Ich bewundere euch für eure Entschlossenheit, dieses Festival trotzdem stattfinden zu lassen, noch einmal alles neu zu denken und es ins Internet zu verlagern. PROSANOVA zu veranstalten ist Scheiße viel Arbeit, das Ganze dann so kurzfristig noch einmal vollkommen anders auf die Beine zu stellen bedeutet einen weiteren, riesigen Batzen Arbeit obendrauf. Deshalb hoffe ich sehr, dass ihr jetzt, da PROSANOVA 2020 digital stattfindet, trotzdem die Sichtbarkeit bekommt, die ihr verdient habt, also ihr als Künstlerische Leitung und ihr als Team, denn ohne euch gäbe es all diese tollen Formate nicht, gäbe es dieses Festival nicht, und dann würde wirklich etwas Großes fehlen in diesem Jahr. Ich hätte mir sehr für euch gewünscht, dass ihr erlebt, wie es ist, während des Festivals mit dem Walkie-Talkie über das Gelände zu laufen, wie es ist, die Künstler*innen, deren Bücher ihr bewundert, bei euch zu Gast zu haben, sich immer wieder gegenseitig in die Arme zu fallen, weil ihr als Team dieses riesige Ding gemeinsam wuppt. Ich hätte mir das alles auch deshalb für euch gewünscht, weil die Bezahlung für die Arbeit, die ihr leistet, ein Witz ist. Ich weiß, dass für mich damals das Erleben des Festivals ein Stück Ersatz war, auch weil ich hautnah erleben konnte, wie viel Wertschätzung uns entgegengebracht wurde, von den Besucher*innen genauso wie von den Künstler*innen, für das, was wir da als Leitung und als Team während der vier Tage, aber auch in der ganzen Vorbereitungszeit geleistet haben.

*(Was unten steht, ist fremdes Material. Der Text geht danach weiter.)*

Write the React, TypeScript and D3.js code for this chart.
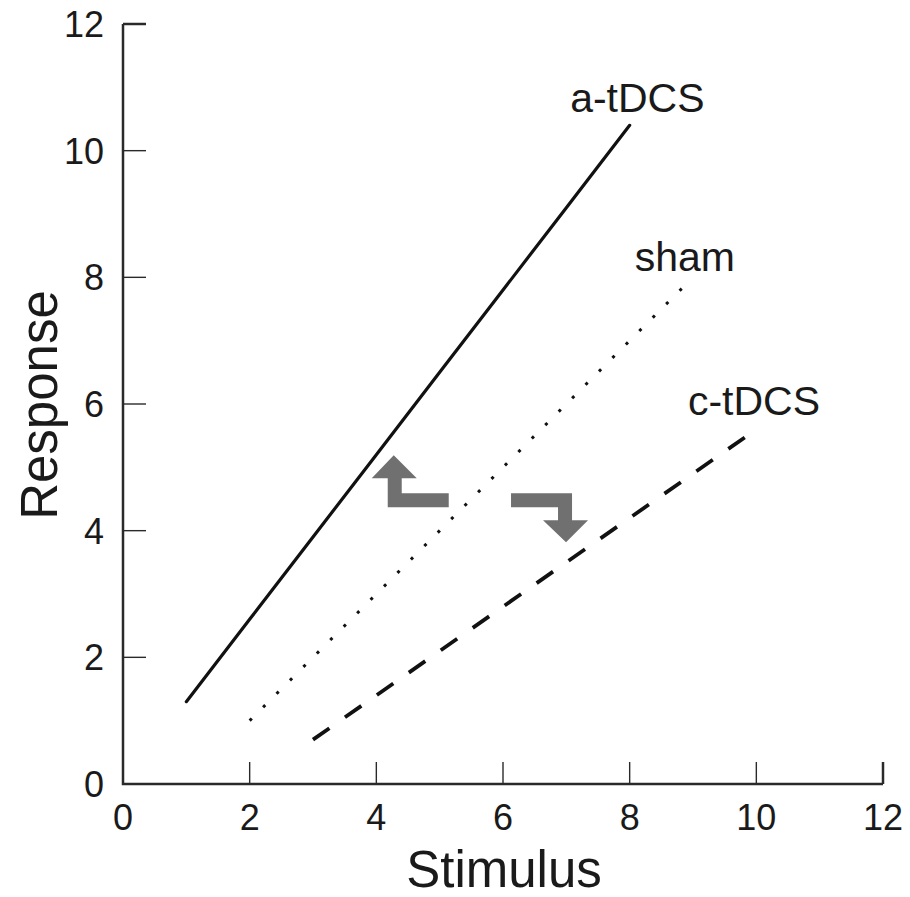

Weil wir uns in diesem Sommer nicht in Hildesheim sehen werden, möchte ich es euch hier in diesem Brief sagen: Seid stolz auf euch! Bitte kostet diese vier Tage voll aus, und klopft euch immer wieder auf die Schultern für all die tolle Arbeit. Es ist alles andere als eine Selbstverständlichkeit, sich in dieses riesige Ding namens PROSANOVA zu verlieben, viel anderes dafür stehen und liegen zu lassen und unendlich viel Herzblut aufzuwenden. Liebe Carla, liebe Elske, liebe Judith, liebe Mirjam, liebe Selma, liebe Simoné, ich bewundere euch dafür, dass ihr euch zusammengeschlossen und euch PROSANOVA angenommen habt und die seit nun bereits fünfzehn Jahren bestehende Tradition weiterführt und euch dabei selbst von einer so absurden Sache wie Corona nicht beirren lasst.
Und liebes Team, auch vor euch ziehe ich meinen Hut, denn auch ihr habt euch diesem verrückten Festival verschrieben und unterstützt nun, wo ihr könnt. Ohne euch wäre PROSANOVA nicht denkbar, auch dieses Mal nicht, obwohl es keine Bars gibt, hinter denen ihr steht, oder Toilettenräume, die umdekoriert werden müssen.
Ihr seht also, dieser Brief ist auch ein Liebesbrief, denn ihr habt mein Herz. Das wollte ich euch schreiben und hoffe sehr, dass wir uns dann 2023, wenn PROSANOVA zum siebten Mal stattfindet, auch endlich in echt treffen können und auf euch anstoßen, ein bisschen verspätet, dafür mit klingenden Gläsern und einer großen Umarmung.